The 38-20 loss to New England was reminiscent of the parochial powerhouse high school program playing the undermanned, devoid of talent public school. The poor little Eagles, with their scrap heap cornerbacks and seventh-round linebackers and safeties, had no chance. They wouldn't have slowed Tom Brady and the Patriots' offense even if Buddy Ryan was running this defense.
For that reason, by the third quarter Sunday afternoon, it was ugly. And their was plenty of blame to pass around.
Regardless, I focused on the area that left the Eagles with no chance of winning - the pass defense. After dissecting all of Brady's 24 completions and assigning blame on each one (some to multiple players when the Eagles were in zones or the safety failed to help deep), here's how it was distributed:
Joselio Hanson: 9 catches, 122 yards, 2 TDs
Nate Allen: 5 catches, 119 yards, 2 TDs
Brandon Hughes: 4 catches, 97 yards
Brian Rolle: 4 catches, 56 yards, TD
Kurt Coleman: 3 catches, 48 yards
Jamar Chaney: 2 catches, 25 yards
Asante Samuel: 2 catches, 19 yards
Clearly, it was a rough afternoon for Allen and Hanson. Allen was also flagged for a holding penalty and missed three tackles in his worst game as a professional. Hanson couldn't stay with Wes Welker in the slot. He completely left the league's leading receiver on a play-action pass in the second quarter. Hanson wasn't within 20 yards of Welker as Brady's top target pranced into the end zone for the easiest 41-yard score he'll ever get in the NFL.
It quickly became evident that Nnamdi Asomugha, limited with a knee injury, and Dominique Rodgers-Cromartie sidelined with an ankle injury, were sorely missed. In spite of their struggles this season, the Eagles would have been in better shape had they been on the field.
The debacle also silenced those who wanted Hanson to supplant DRC as the slot corner. Some believed that maybe Joselio was the answer? No way, Jose.
The Eagles have bigger problems. Namely, the entire middle of the field.
Other Notable Observations:
• It was easy to look at the numbers after the game and say the Eagles' best player on the field, LeSean McCoy, didn't get the ball enough. He had just 10 carries for 31 yards in the game. But when you look deeper, the Eagles did try to feed him the ball.

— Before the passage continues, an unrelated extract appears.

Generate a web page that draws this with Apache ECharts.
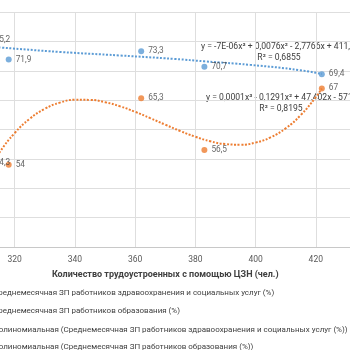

Of the 14 plays they ran in the first quarter, seven went to McCoy (3 runs, 3 incompletions, 1 reception). And even when the Eagles were down 21 points in the third quarter, McCoy ran three times (for four yards) on a 10-play drive. One of the only points where you can really say they should have given him the ball was on the 4th-and-1 from the 2-yard line incompletion that essentially ended the game in the third quarter.

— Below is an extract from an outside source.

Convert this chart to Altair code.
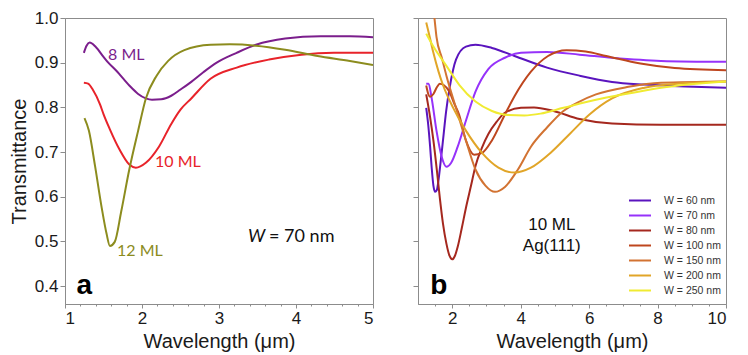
import altair as alt
import pandas as pd

# ---------------- Panel a : W = 70 nm, different thicknesses ----------------
A_SERIES = ["8 ML", "10 ML", "12 ML"]
A_COLORS = ["#7B1E8C", "#E8232A", "#8C8C1E"]

a8_x = [1.245, 1.28, 1.32, 1.40, 1.50, 1.562, 1.667, 1.835, 1.95, 2.05, 2.13, 2.25, 2.38, 2.50, 2.64, 2.80, 2.97, 3.23, 3.48, 3.86, 4.32, 4.70, 5.0]
a8_y = [0.922, 0.938, 0.945, 0.935, 0.913, 0.900, 0.882, 0.849, 0.830, 0.820, 0.817, 0.818, 0.826, 0.840, 0.857, 0.879, 0.900, 0.922, 0.940, 0.954, 0.959, 0.959, 0.957]

a10_x = [1.245, 1.30, 1.36, 1.456, 1.50, 1.58, 1.71, 1.835, 1.92, 2.05, 2.22, 2.38, 2.50, 2.64, 2.89, 3.23, 3.65, 4.07, 4.49, 5.0]
a10_y = [0.855, 0.853, 0.840, 0.806, 0.785, 0.752, 0.705, 0.672, 0.665, 0.676, 0.712, 0.763, 0.795, 0.820, 0.864, 0.889, 0.907, 0.918, 0.922, 0.922]

a12_x = [1.253, 1.31, 1.39, 1.477, 1.54, 1.583, 1.646, 1.73, 1.835, 1.95, 2.05, 2.19, 2.34, 2.55, 2.89, 3.14, 3.48, 3.86, 4.28, 4.70, 5.0]
a12_y = [0.776, 0.748, 0.669, 0.575, 0.517, 0.490, 0.499, 0.567, 0.661, 0.748, 0.820, 0.871, 0.904, 0.928, 0.940, 0.941, 0.938, 0.929, 0.915, 0.904, 0.895]

a_label_text = ["8 ML", "10 ML", "12 ML"]
a_label_x = [1.56, 2.17, 1.675]
a_label_y = [0.907, 0.666, 0.467]

# ---------------- Panel b : 10 ML Ag(111), different widths ----------------
B_SERIES = ["W = 60 nm", "W = 70 nm", "W = 80 nm", "W = 100 nm", "W = 150 nm", "W = 200 nm", "W = 250 nm"]
B_COLORS = ["#5A14BE", "#9632FA", "#A5281E", "#BE461E", "#D27332", "#E1A528", "#F0EB32"]

b60_x = [1.24, 1.30, 1.354, 1.40, 1.45, 1.50, 1.55, 1.59, 1.65, 1.73, 1.82, 1.92, 2.11, 2.40, 2.68, 3.16, 3.82, 4.77, 5.72, 6.67, 7.62, 9.05, 10.0]
b60_y = [0.799, 0.760, 0.712, 0.665, 0.625, 0.611, 0.615, 0.632, 0.670, 0.726, 0.790, 0.842, 0.907, 0.936, 0.940, 0.933, 0.915, 0.889, 0.871, 0.857, 0.851, 0.846, 0.844]

b70_x = [1.24, 1.31, 1.40, 1.54, 1.69, 1.83, 1.97, 2.16, 2.40, 2.68, 3.06, 3.54, 4.01, 4.77, 5.72, 6.67, 8.10, 10.0]
b70_y = [0.853, 0.853, 0.820, 0.748, 0.690, 0.667, 0.676, 0.712, 0.770, 0.835, 0.886, 0.911, 0.922, 0.924, 0.918, 0.911, 0.904, 0.902]

b80_x = [1.24, 1.35, 1.45, 1.55, 1.64, 1.73, 1.83, 1.92, 2.0, 2.08, 2.16, 2.28, 2.40, 2.55, 2.68, 2.87, 3.06, 3.30, 3.54, 4.01, 4.39, 4.96, 5.72, 6.67, 8.10, 10.0]
b80_y = [0.829, 0.780, 0.726, 0.660, 0.596, 0.540, 0.495, 0.468, 0.460, 0.468, 0.488, 0.530, 0.575, 0.625, 0.669, 0.710, 0.741, 0.768, 0.788, 0.799, 0.800, 0.792, 0.774, 0.764, 0.761, 0.761]

b100_x = [1.24, 1.30, 1.35, 1.45, 1.55, 1.64, 1.75, 1.92, 2.05, 2.20, 2.40, 2.64, 2.87, 3.16, 3.54, 3.82, 4.30, 4.80, 5.34, 5.90, 6.50, 7.50, 8.50, 10.0]
b100_y = [0.849, 0.830, 0.824, 0.830, 0.845, 0.853, 0.850, 0.835, 0.810, 0.784, 0.726, 0.694, 0.698, 0.726, 0.784, 0.825, 0.880, 0.915, 0.928, 0.925, 0.915, 0.898, 0.888, 0.883]

b150_x = [1.30, 1.48, 1.54, 1.70, 1.83, 2.11, 2.40, 2.68, 2.97, 3.25, 3.54, 3.92, 4.30, 4.77, 5.25, 5.72, 6.20, 7.15, 8.10, 10.0]
b150_y = [1.090, 1.000, 0.958, 0.910, 0.871, 0.799, 0.726, 0.661, 0.625, 0.611, 0.622, 0.661, 0.712, 0.755, 0.792, 0.813, 0.829, 0.846, 0.855, 0.858]

b200_x = [1.24, 1.35, 1.45, 1.60, 1.73, 2.02, 2.40, 2.87, 3.35, 3.82, 4.30, 4.87, 5.44, 6.01, 6.67, 7.62, 8.57, 10.0]
b200_y = [0.990, 0.955, 0.922, 0.880, 0.850, 0.800, 0.748, 0.698, 0.665, 0.654, 0.665, 0.698, 0.741, 0.784, 0.820, 0.844, 0.853, 0.858]

b250_x = [1.24, 1.45, 1.83, 2.21, 2.68, 3.16, 3.63, 4.11, 4.58, 5.25, 6.20, 7.15, 8.10, 10.0]
b250_y = [0.965, 0.936, 0.893, 0.850, 0.813, 0.792, 0.783, 0.782, 0.786, 0.799, 0.817, 0.831, 0.844, 0.858]

# ---------------- Axis ticks ----------------
YTICKS = [0.4, 0.5, 0.6, 0.7, 0.8, 0.9, 1.0]
XMAJOR_A = [1, 2, 3, 4, 5]
XMINOR_A = [1.2, 1.4, 1.6, 1.8, 2.2, 2.4, 2.6, 2.8, 3.2, 3.4, 3.6, 3.8, 4.2, 4.4, 4.6, 4.8]
XMAJOR_B = [2, 4, 6, 8, 10]
XMINOR_B = [1.5, 2.5, 3, 3.5, 4.5, 5, 5.5, 6.5, 7, 7.5, 8.5, 9, 9.5]

YDOM = [0.36, 1.0]
PW, PH = 308, 286
FONT = "Liberation Sans"
LFONT = "Lato"


def long_df(names, xs_list, ys_list, field):
    rows = []
    for n, xs, ys in zip(names, xs_list, ys_list):
        for i, (x, y) in enumerate(zip(xs, ys)):
            rows.append({field: n, "x": x, "y": y, "order": i})
    return pd.DataFrame(rows)


df_a = long_df(A_SERIES, [a8_x, a10_x, a12_x], [a8_y, a10_y, a12_y], "sa")
df_b = long_df(B_SERIES, [b60_x, b70_x, b80_x, b100_x, b150_x, b200_x, b250_x],
               [b60_y, b70_y, b80_y, b100_y, b150_y, b200_y, b250_y], "sb")

sx_a = alt.Scale(domain=[1, 5], nice=False, zero=False)
sx_b = alt.Scale(domain=[1, 10], nice=False, zero=False)
sy = alt.Scale(domain=YDOM, nice=False, zero=False)


def major_x(vals):
    return alt.Axis(values=vals, title="Wavelength (μm)", format="d", tickSize=4,
                    labelOverlap=False, labelPadding=2, titlePadding=5, orient="bottom")


def minor_x(vals):
    return alt.Axis(values=vals, labels=False, domain=False, tickSize=2, title=None, orient="bottom")


def ya():
    return alt.Y("y:Q", scale=sy, axis=alt.Axis(values=YTICKS, format=".1f", title="Transmittance", tickSize=5,
                                                labelPadding=2, titlePadding=5, labelOverlap=False))


def yb():
    return alt.Y("y:Q", scale=sy, axis=alt.Axis(values=YTICKS, labels=False, title=None, tickSize=5))


col_a = alt.Color("sa:N", scale=alt.Scale(domain=A_SERIES, range=A_COLORS), legend=None)
col_b = alt.Color("sb:N", scale=alt.Scale(domain=B_SERIES, range=B_COLORS),
                  legend=alt.Legend(title=None, orient="none", legendX=PW - 98, legendY=int(PH * 0.615),
                                    symbolType="stroke", symbolSize=484, symbolStrokeWidth=2,
                                    labelFont=FONT, labelFontSize=10.5, labelColor="#333333",
                                    labelOffset=12, clipHeight=15, rowPadding=0, padding=0))

# ---- panel a layers
lines_a = alt.Chart(df_a).mark_line(strokeWidth=2, interpolate="monotone", clip=True).encode(
    x=alt.X("x:Q", scale=sx_a, axis=major_x(XMAJOR_A)), y=ya(), color=col_a, order="order:Q")

lab_a = pd.DataFrame({"x": a_label_x, "y": a_label_y, "t": a_label_text, "sa": A_SERIES})
text_a = alt.Chart(lab_a).mark_text(align="left", baseline="alphabetic", font=LFONT, fontSize=16).encode(
    x=alt.X("x:Q", scale=sx_a, axis=None), y=ya(), text="t:N", color=col_a)

w_df = pd.DataFrame({"x": [3.376], "y": [0.498], "t": ["W"]})
w_text = alt.Chart(w_df).mark_text(align="left", baseline="alphabetic", font=LFONT, fontSize=18,
                                   fontStyle="italic", color="#111111").encode(
    x=alt.X("x:Q", scale=sx_a, axis=None), y=ya(), text="t:N")
w2_df = pd.DataFrame({"x": [3.65], "y": [0.498], "t": ["= 70 nm"]})
w2_text = alt.Chart(w2_df).mark_text(align="left", baseline="alphabetic", font=LFONT, fontSize=18,
                                     color="#111111").encode(
    x=alt.X("x:Q", scale=sx_a, axis=None), y=ya(), text="t:N")
pa_df = pd.DataFrame({"x": [1.15], "y": [0.382], "t": ["a"]})
pa_text = alt.Chart(pa_df).mark_text(align="left", baseline="alphabetic", font=FONT, fontSize=28,
                                     fontWeight="bold", color="#000000").encode(
    x=alt.X("x:Q", scale=sx_a, axis=minor_x(XMINOR_A)), y=ya(), text="t:N")

panel_a = alt.layer(lines_a, text_a, w_text, w2_text, pa_text).resolve_axis(x="independent").properties(
    width=PW, height=PH)

# ---- panel b layers
lines_b = alt.Chart(df_b).mark_line(strokeWidth=2, interpolate="monotone", clip=True).encode(
    x=alt.X("x:Q", scale=sx_b, axis=major_x(XMAJOR_B)), y=yb(), color=col_b, order="order:Q")

nb_df = pd.DataFrame({"x": [4.91, 4.91], "y": [0.526, 0.478], "t": ["10 ML", "Ag(111)"]})
nb_text = alt.Chart(nb_df).mark_text(align="center", baseline="alphabetic", font=FONT, fontSize=17,
                                     color="#111111").encode(
    x=alt.X("x:Q", scale=sx_b, axis=None), y=yb(), text="t:N")
pb_df = pd.DataFrame({"x": [1.36], "y": [0.382], "t": ["b"]})
pb_text = alt.Chart(pb_df).mark_text(align="left", baseline="alphabetic", font=FONT, fontSize=28,
                                     fontWeight="bold", color="#000000").encode(
    x=alt.X("x:Q", scale=sx_b, axis=minor_x(XMINOR_B)), y=yb(), text="t:N")

panel_b = alt.layer(lines_b, nb_text, pb_text).resolve_axis(x="independent").properties(width=PW, height=PH)

chart = alt.hconcat(panel_a, panel_b, spacing=38).resolve_scale(color="independent").configure_view(
    stroke="#8c8c8c", strokeWidth=1
).configure_axis(
    domainColor="#8c8c8c", tickColor="#8c8c8c", domainWidth=1, tickWidth=1, grid=False,
    labelFont=FONT, labelFontSize=17, labelColor="#1a1a1a",
    titleFont=FONT, titleFontSize=20, titleFontWeight="normal", titleColor="#1a1a1a"
).properties(padding={"left": 0, "right": 0, "top": 0, "bottom": 0})

chart.save("out.html", embed_options={"renderer": "svg", "actions": False})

• Speaking of the crucial 4th-and-1 from the 2 play with the Eagles down 21 points midway through the third quarter, quarterback Vince Young had two wide open receivers on the play. Todd Herremans, a pass-eligible tackle, had slipped unguarded into the shallow part of the end zone directly in front of Young. Also, even more open with no defender within five yards of him, was Clay Harbor a few steps in front of the field goal posts. Harbor raised his hand futilely. Young never looked off his first target, a tightly covered Brent Celek, and the pass fell incomplete out of the end zone.

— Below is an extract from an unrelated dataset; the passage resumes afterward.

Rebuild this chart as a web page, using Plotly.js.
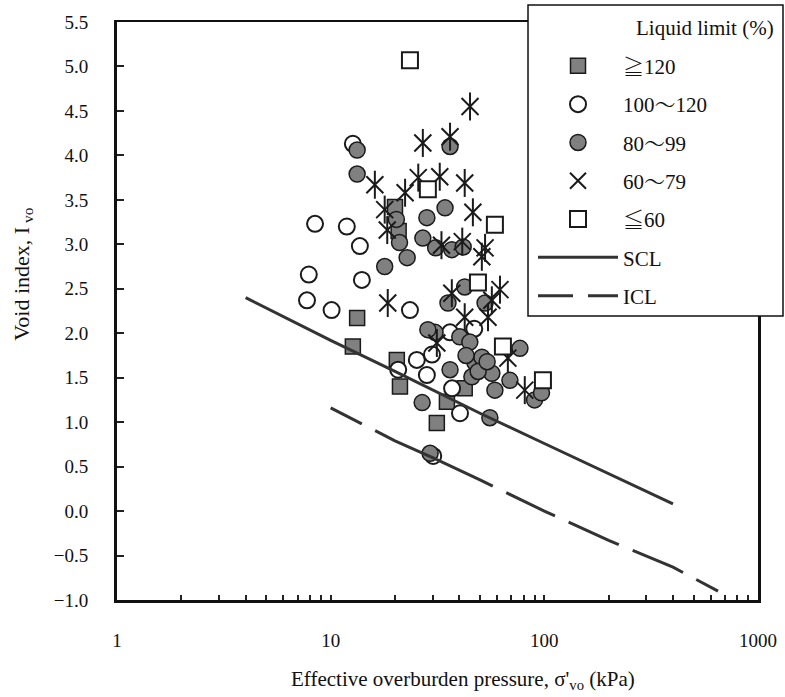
<!DOCTYPE html>
<html>
<head>
<meta charset="utf-8">
<script src="https://cdn.plot.ly/plotly-3.0.1.min.js"></script>
<style>html,body{margin:0;padding:0;background:#fff;}#chart{width:785px;height:697px;}</style>
</head>
<body>
<div id="chart"></div>
<script>
// Liquid limit >= 120 (filled squares)
var ll120X = [13.3, 12.7, 20.4, 21.1, 42.4, 35.0, 31.4, 20.0, 20.8];
var ll120Y = [2.17, 1.85, 1.70, 1.40, 1.38, 1.23, 0.99, 3.42, 3.15];
// Liquid limit 100-120 (open circles)
var ll100X = [12.7, 8.45, 11.9, 13.7, 7.9, 14.0, 7.75, 10.1, 23.5, 25.3, 28.2, 20.7, 37.0, 40.3, 36.2, 29.8, 30.2, 47.0];
var ll100Y = [4.13, 3.23, 3.20, 2.98, 2.66, 2.60, 2.37, 2.26, 2.26, 1.70, 1.53, 1.59, 1.38, 1.10, 2.01, 1.76, 0.62, 2.05];
// Liquid limit 80-99 (filled circles)
var ll80X = [13.3, 13.3, 36.2, 17.9, 28.2, 34.3, 27.0, 31.0, 36.9, 41.7, 22.8, 42.4, 35.4, 52.8, 30.8, 40.2, 44.8, 36.2, 47.3, 52.8, 56.8, 45.8, 51.0, 76.9, 69.0, 58.7, 90.0, 97.0, 26.8, 55.6, 29.2, 20.3, 21.0, 43.0, 49.0, 54.0, 28.5];
var ll80Y = [4.06, 3.79, 4.10, 2.75, 3.30, 3.41, 3.07, 2.96, 2.94, 2.97, 2.85, 2.52, 2.34, 2.34, 2.01, 1.96, 1.90, 1.59, 1.67, 1.62, 1.55, 1.51, 1.73, 1.83, 1.47, 1.36, 1.25, 1.33, 1.22, 1.05, 0.65, 3.28, 3.02, 1.75, 1.57, 1.68, 2.04];
// Liquid limit 60-79 (asterisks)
var ll60X = [44.9, 27.0, 36.2, 16.1, 18.4, 17.9, 25.7, 32.4, 42.4, 22.3, 46.3, 41.3, 52.8, 33.0, 62.0, 51.0, 36.9, 56.8, 18.5, 42.4, 54.5, 31.4, 67.5, 81.0];
var ll60Y = [4.55, 4.14, 4.21, 3.67, 3.16, 3.39, 3.75, 3.76, 3.69, 3.58, 3.36, 3.03, 2.96, 2.99, 2.49, 2.86, 2.45, 2.37, 2.34, 2.18, 2.18, 1.89, 1.72, 1.36];
// Liquid limit <= 60 (open squares)
var llLowX = [23.5, 28.5, 58.7, 48.9, 64.0, 98.5];
var llLowY = [5.07, 3.62, 3.22, 2.57, 1.85, 1.47];
// SCL and ICL lines
var sclX = [4, 10, 20, 50, 100, 200, 400];
var sclY = [2.40, 1.92, 1.57, 1.10, 0.76, 0.42, 0.08];
var iclX = [10, 20, 30, 50, 100, 200, 400, 650];
var iclY = [1.16, 0.79, 0.60, 0.35, 0.00, -0.33, -0.63, -0.90];
// tick labels
var xTickVals = [1,2,3,4,5,6,7,8,9,10,20,30,40,50,60,70,80,90,100,200,300,400,500,600,700,800,900,1000];
var xTickText = ['1','','','','','','','','','10','','','','','','','','','100','','','','','','','','','1000'];
var seriesNames = ['\u2267120', '100\uFF5E120', '80\uFF5E99', '60\uFF5E79', '\u226660', 'SCL', 'ICL'];
var legendTitle = 'Liquid limit (%)';

var FONT = "'Liberation Serif', 'Times New Roman', 'Noto Serif CJK JP', 'Noto Sans CJK JP', serif";
var gray = '#808080';
var dark = '#1a1a1a';

var traces = [
  {x: ll120X, y: ll120Y, type: 'scatter', mode: 'markers', name: seriesNames[0], legendgroup: 'a',
   marker: {symbol: 'square', size: 15, color: gray, line: {color: dark, width: 1.5}}},
  {x: ll100X, y: ll100Y, type: 'scatter', mode: 'markers', name: seriesNames[1], legendgroup: 'b',
   marker: {symbol: 'circle', size: 16, color: '#ffffff', line: {color: dark, width: 2}}},
  {x: ll80X, y: ll80Y, type: 'scatter', mode: 'markers', name: seriesNames[2], legendgroup: 'c',
   marker: {symbol: 'circle', size: 16, color: gray, line: {color: dark, width: 1.5}}},
  {x: ll60X, y: ll60Y, type: 'scatter', mode: 'markers', name: seriesNames[3], legendgroup: 'd',
   marker: {symbol: 'x-thin-open', size: 17, color: dark, line: {color: dark, width: 2}}},
  {x: ll60X, y: ll60Y, type: 'scatter', mode: 'markers', name: seriesNames[3], legendgroup: 'd', showlegend: false,
   marker: {symbol: 'line-ns-open', size: 20, color: dark, line: {color: dark, width: 2}}},
  {x: llLowX, y: llLowY, type: 'scatter', mode: 'markers', name: seriesNames[4], legendgroup: 'e',
   marker: {symbol: 'square', size: 16, color: '#ffffff', line: {color: dark, width: 2}}},
  {x: sclX, y: sclY, type: 'scatter', mode: 'lines', name: seriesNames[5], legendgroup: 'f',
   line: {color: '#333333', width: 3}},
  {x: iclX, y: iclY, type: 'scatter', mode: 'lines', name: seriesNames[6], legendgroup: 'g',
   line: {color: '#333333', width: 3, dash: '35px,15px,130px,15px,54px,15px,55px,15px,55px,15px,60px'}}
];

var layout = {
  width: 785, height: 697,
  margin: {l: 117, r: 27, t: 22, b: 97},
  paper_bgcolor: '#ffffff', plot_bgcolor: '#ffffff',
  font: {family: FONT, color: '#111', size: 19},
  showlegend: true,
  xaxis: {
    type: 'log', range: [0, 3], tickmode: 'array', tickvals: xTickVals, ticktext: xTickText,
    ticks: 'inside', ticklen: 5, tickwidth: 2, tickcolor: '#222',
    showline: true, mirror: true, linewidth: 2.5, linecolor: '#111',
    showgrid: false, zeroline: false, ticklabelstandoff: 22,
    tickfont: {family: FONT, size: 19, color: '#111'}
  },
  yaxis: {
    range: [-1, 5.5], dtick: 0.5, tick0: 0, tickformat: '.1f',
    ticks: 'inside', ticklen: 7, tickwidth: 2, tickcolor: '#222',
    showline: true, mirror: true, linewidth: 3, linecolor: '#111',
    showgrid: false, zeroline: false, ticklabelstandoff: 22,
    tickfont: {family: FONT, size: 19, color: '#111'}
  },
  legend: {
    x: 0.649, y: 0.959, xanchor: 'left', yanchor: 'top',
    bgcolor: 'rgba(0,0,0,0)', borderwidth: 0,
    itemwidth: 80, traceorder: 'grouped', tracegroupgap: 8,
    font: {family: FONT, size: 21, color: '#111'}
  },
  shapes: [
    {type: 'rect', xref: 'paper', yref: 'paper', x0: 0.6412, x1: 1.039, y0: 0.4913, y1: 1.0294,
     layer: 'above', fillcolor: '#ffffff', line: {color: '#111', width: 1.5}}
  ],
  annotations: [
    {xref: 'paper', yref: 'paper', x: 1.028, y: 0.9896, xanchor: 'right', yanchor: 'middle', showarrow: false,
     text: legendTitle, font: {family: FONT, size: 21, color: '#111'}},
    {xref: 'paper', yref: 'paper', x: 0.54, y: -0.138, xanchor: 'center', yanchor: 'middle', showarrow: false,
     text: 'Effective overburden pressure, \u03C3\'<sub>vo</sub> (kPa)', font: {family: FONT, size: 21, color: '#111'}},
    {xref: 'paper', yref: 'paper', x: -0.148, y: 0.563, xanchor: 'center', yanchor: 'middle', showarrow: false, textangle: -90,
     text: 'Void index, I<sub> vo</sub>', font: {family: FONT, size: 22, color: '#111'}}
  ]
};

Plotly.newPlot('chart', traces, layout, {displayModeBar: false, staticPlot: true});
</script>
</body>
</html>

• The Eagles were flagged for 12 penalties - too were declined - that cost them 60 yards. Six were defensive offsides or offensive false starts. That is a ridiculous number, especially at home.
• Defensive end Jason Babin was flagged for the sixth time this season for defensive offside/encroachment /neutral zone infractions. The four players ahead of him in the sack race (DeMarcus Ware, Jared Allen, Von Miller and Jason Pierre-Paul) have eight such penalties combined. Babin has been flagged for a team-high 10 penalties this season.
• Defensive end Trent Cole hasn't been the same since he returned from a calf injury last month. He has just two sacks in five games and didn't appear on this week's stat sheet. That means despite two early pressures on Tom Brady, he did not make a single tackle. It's only the second time in seven seasons since Cole became a starter that he played an entire game and didn't record a tackle.
• It was a rough game on Sunday for DeSean Jackson. He was responsible for three of the Eagles' seven drops, including two touchdowns. Jackson is now third in the NFL with nine drops this season, according to STATS. Brent Celek is tied for 18th with five.
• CBS analyst Dan Diedorf never once mentioned that Jackson alligator-armed a second-quarter pass in the end zone. It was if it was a normal, run-of-the-mill drop according to the announcer. Clearly, it wasn't. Diedorf also continually insisted that defensive back Sergio Brown might have knocked the deep pass to Jackson out of his hands. Diedorf was extremely generous in his analysis throughout the game. Perhaps, too generous.